AIM: Please transcribe the data that follows without the pictures, keeping every word the same.

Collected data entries
- - -

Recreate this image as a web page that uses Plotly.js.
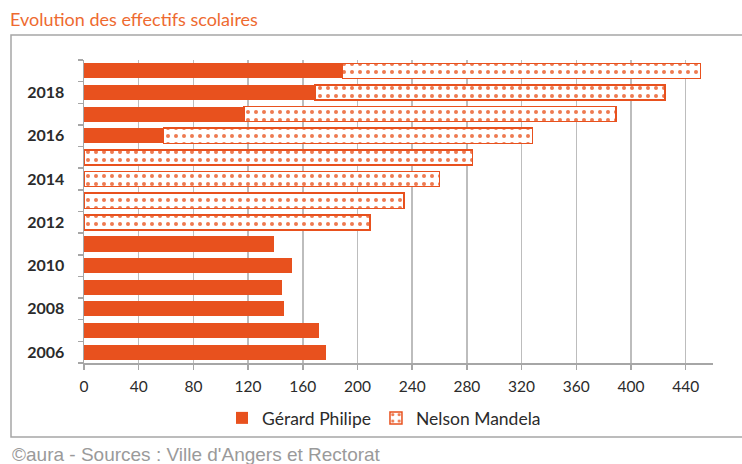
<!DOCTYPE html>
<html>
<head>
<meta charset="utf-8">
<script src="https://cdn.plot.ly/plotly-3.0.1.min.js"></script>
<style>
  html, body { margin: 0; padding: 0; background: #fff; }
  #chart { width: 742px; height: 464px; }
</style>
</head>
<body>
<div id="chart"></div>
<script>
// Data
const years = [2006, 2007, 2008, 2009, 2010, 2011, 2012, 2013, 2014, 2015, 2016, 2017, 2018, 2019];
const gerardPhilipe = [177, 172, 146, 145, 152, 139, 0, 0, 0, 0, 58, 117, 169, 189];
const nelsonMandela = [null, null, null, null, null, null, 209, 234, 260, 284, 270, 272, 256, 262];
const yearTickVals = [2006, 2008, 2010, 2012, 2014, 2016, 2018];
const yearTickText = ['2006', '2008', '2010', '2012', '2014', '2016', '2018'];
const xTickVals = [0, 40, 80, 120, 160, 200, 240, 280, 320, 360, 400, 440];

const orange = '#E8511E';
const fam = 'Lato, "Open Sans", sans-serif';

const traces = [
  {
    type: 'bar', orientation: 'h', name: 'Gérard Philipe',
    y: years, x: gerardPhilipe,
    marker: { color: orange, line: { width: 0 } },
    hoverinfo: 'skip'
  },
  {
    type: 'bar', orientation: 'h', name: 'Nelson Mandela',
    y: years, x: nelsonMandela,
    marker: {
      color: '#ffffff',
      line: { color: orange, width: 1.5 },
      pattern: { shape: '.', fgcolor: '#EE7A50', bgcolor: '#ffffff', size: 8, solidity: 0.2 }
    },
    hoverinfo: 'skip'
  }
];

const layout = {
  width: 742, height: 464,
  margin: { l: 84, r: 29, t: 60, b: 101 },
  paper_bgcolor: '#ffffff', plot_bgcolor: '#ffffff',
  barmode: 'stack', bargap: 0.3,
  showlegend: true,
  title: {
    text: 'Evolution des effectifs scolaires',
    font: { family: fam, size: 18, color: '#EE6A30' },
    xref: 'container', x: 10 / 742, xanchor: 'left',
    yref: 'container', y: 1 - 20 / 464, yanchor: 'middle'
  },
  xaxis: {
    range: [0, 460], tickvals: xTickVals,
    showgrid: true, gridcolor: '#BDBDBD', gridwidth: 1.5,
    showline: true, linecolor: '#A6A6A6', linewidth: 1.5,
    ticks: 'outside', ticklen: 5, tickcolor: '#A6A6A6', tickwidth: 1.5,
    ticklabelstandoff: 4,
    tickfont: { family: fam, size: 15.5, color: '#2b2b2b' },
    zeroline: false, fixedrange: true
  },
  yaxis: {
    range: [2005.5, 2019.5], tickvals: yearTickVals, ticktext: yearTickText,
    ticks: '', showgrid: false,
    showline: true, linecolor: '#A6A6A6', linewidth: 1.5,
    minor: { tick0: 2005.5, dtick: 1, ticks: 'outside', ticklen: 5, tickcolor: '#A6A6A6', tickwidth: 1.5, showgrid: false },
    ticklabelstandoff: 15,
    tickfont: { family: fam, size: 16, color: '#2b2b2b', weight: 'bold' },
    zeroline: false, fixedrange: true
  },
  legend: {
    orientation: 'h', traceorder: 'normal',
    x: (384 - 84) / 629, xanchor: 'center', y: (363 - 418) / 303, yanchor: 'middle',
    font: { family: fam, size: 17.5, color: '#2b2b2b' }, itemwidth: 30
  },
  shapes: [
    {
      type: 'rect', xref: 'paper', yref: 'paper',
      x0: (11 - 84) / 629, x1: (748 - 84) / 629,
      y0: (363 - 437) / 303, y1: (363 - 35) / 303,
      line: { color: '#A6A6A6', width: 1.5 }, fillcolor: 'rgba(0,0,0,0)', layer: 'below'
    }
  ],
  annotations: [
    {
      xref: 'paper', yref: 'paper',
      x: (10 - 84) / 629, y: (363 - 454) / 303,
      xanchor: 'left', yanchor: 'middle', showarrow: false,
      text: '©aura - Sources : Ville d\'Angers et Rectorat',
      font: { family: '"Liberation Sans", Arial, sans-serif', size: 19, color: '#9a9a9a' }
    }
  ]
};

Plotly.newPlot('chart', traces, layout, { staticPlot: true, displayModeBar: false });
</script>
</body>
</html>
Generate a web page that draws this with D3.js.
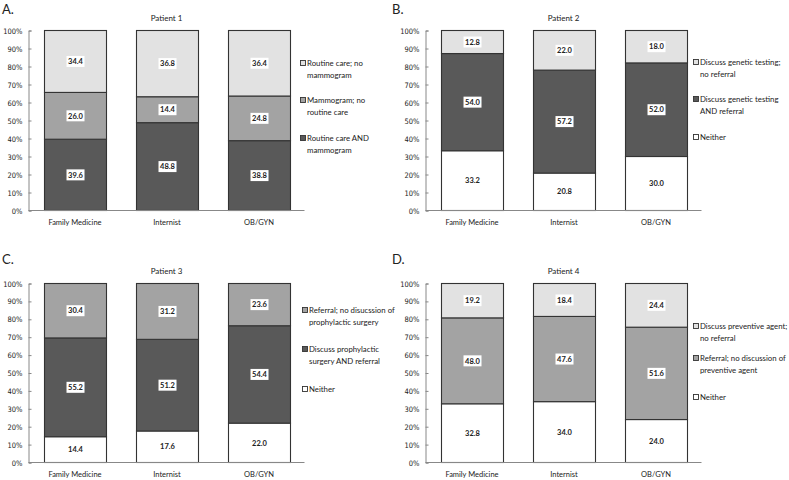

- - -

OUTPUT OF THE TASK:
Recreate this image as a web page that uses Plotly.js.
<!DOCTYPE html>
<html>
<head>
<meta charset="utf-8">
<script src="https://cdn.plot.ly/plotly-3.0.1.min.js"></script>
<style>
  html, body { margin: 0; padding: 0; background: #fff; }
  #chart { width: 742px; height: 464px; }
</style>
</head>
<body>
<div id="chart"></div>
<script>
// Data
const years = [2006, 2007, 2008, 2009, 2010, 2011, 2012, 2013, 2014, 2015, 2016, 2017, 2018, 2019];
const gerardPhilipe = [177, 172, 146, 145, 152, 139, 0, 0, 0, 0, 58, 117, 169, 189];
const nelsonMandela = [null, null, null, null, null, null, 209, 234, 260, 284, 270, 272, 256, 262];
const yearTickVals = [2006, 2008, 2010, 2012, 2014, 2016, 2018];
const yearTickText = ['2006', '2008', '2010', '2012', '2014', '2016', '2018'];
const xTickVals = [0, 40, 80, 120, 160, 200, 240, 280, 320, 360, 400, 440];

const orange = '#E8511E';
const fam = 'Lato, "Open Sans", sans-serif';

const traces = [
  {
    type: 'bar', orientation: 'h', name: 'Gérard Philipe',
    y: years, x: gerardPhilipe,
    marker: { color: orange, line: { width: 0 } },
    hoverinfo: 'skip'
  },
  {
    type: 'bar', orientation: 'h', name: 'Nelson Mandela',
    y: years, x: nelsonMandela,
    marker: {
      color: '#ffffff',
      line: { color: orange, width: 1.5 },
      pattern: { shape: '.', fgcolor: '#EE7A50', bgcolor: '#ffffff', size: 8, solidity: 0.2 }
    },
    hoverinfo: 'skip'
  }
];

const layout = {
  width: 742, height: 464,
  margin: { l: 84, r: 29, t: 60, b: 101 },
  paper_bgcolor: '#ffffff', plot_bgcolor: '#ffffff',
  barmode: 'stack', bargap: 0.3,
  showlegend: true,
  title: {
    text: 'Evolution des effectifs scolaires',
    font: { family: fam, size: 18, color: '#EE6A30' },
    xref: 'container', x: 10 / 742, xanchor: 'left',
    yref: 'container', y: 1 - 20 / 464, yanchor: 'middle'
  },
  xaxis: {
    range: [0, 460], tickvals: xTickVals,
    showgrid: true, gridcolor: '#BDBDBD', gridwidth: 1.5,
    showline: true, linecolor: '#A6A6A6', linewidth: 1.5,
    ticks: 'outside', ticklen: 5, tickcolor: '#A6A6A6', tickwidth: 1.5,
    ticklabelstandoff: 4,
    tickfont: { family: fam, size: 15.5, color: '#2b2b2b' },
    zeroline: false, fixedrange: true
  },
  yaxis: {
    range: [2005.5, 2019.5], tickvals: yearTickVals, ticktext: yearTickText,
    ticks: '', showgrid: false,
    showline: true, linecolor: '#A6A6A6', linewidth: 1.5,
    minor: { tick0: 2005.5, dtick: 1, ticks: 'outside', ticklen: 5, tickcolor: '#A6A6A6', tickwidth: 1.5, showgrid: false },
    ticklabelstandoff: 15,
    tickfont: { family: fam, size: 16, color: '#2b2b2b', weight: 'bold' },
    zeroline: false, fixedrange: true
  },
  legend: {
    orientation: 'h', traceorder: 'normal',
    x: (384 - 84) / 629, xanchor: 'center', y: (363 - 418) / 303, yanchor: 'middle',
    font: { family: fam, size: 17.5, color: '#2b2b2b' }, itemwidth: 30
  },
  shapes: [
    {
      type: 'rect', xref: 'paper', yref: 'paper',
      x0: (11 - 84) / 629, x1: (748 - 84) / 629,
      y0: (363 - 437) / 303, y1: (363 - 35) / 303,
      line: { color: '#A6A6A6', width: 1.5 }, fillcolor: 'rgba(0,0,0,0)', layer: 'below'
    }
  ],
  annotations: [
    {
      xref: 'paper', yref: 'paper',
      x: (10 - 84) / 629, y: (363 - 454) / 303,
      xanchor: 'left', yanchor: 'middle', showarrow: false,
      text: '©aura - Sources : Ville d\'Angers et Rectorat',
      font: { family: '"Liberation Sans", Arial, sans-serif', size: 19, color: '#9a9a9a' }
    }
  ]
};

Plotly.newPlot('chart', traces, layout, { staticPlot: true, displayModeBar: false });
</script>
</body>
</html>
Generate a web page that draws this with D3.js.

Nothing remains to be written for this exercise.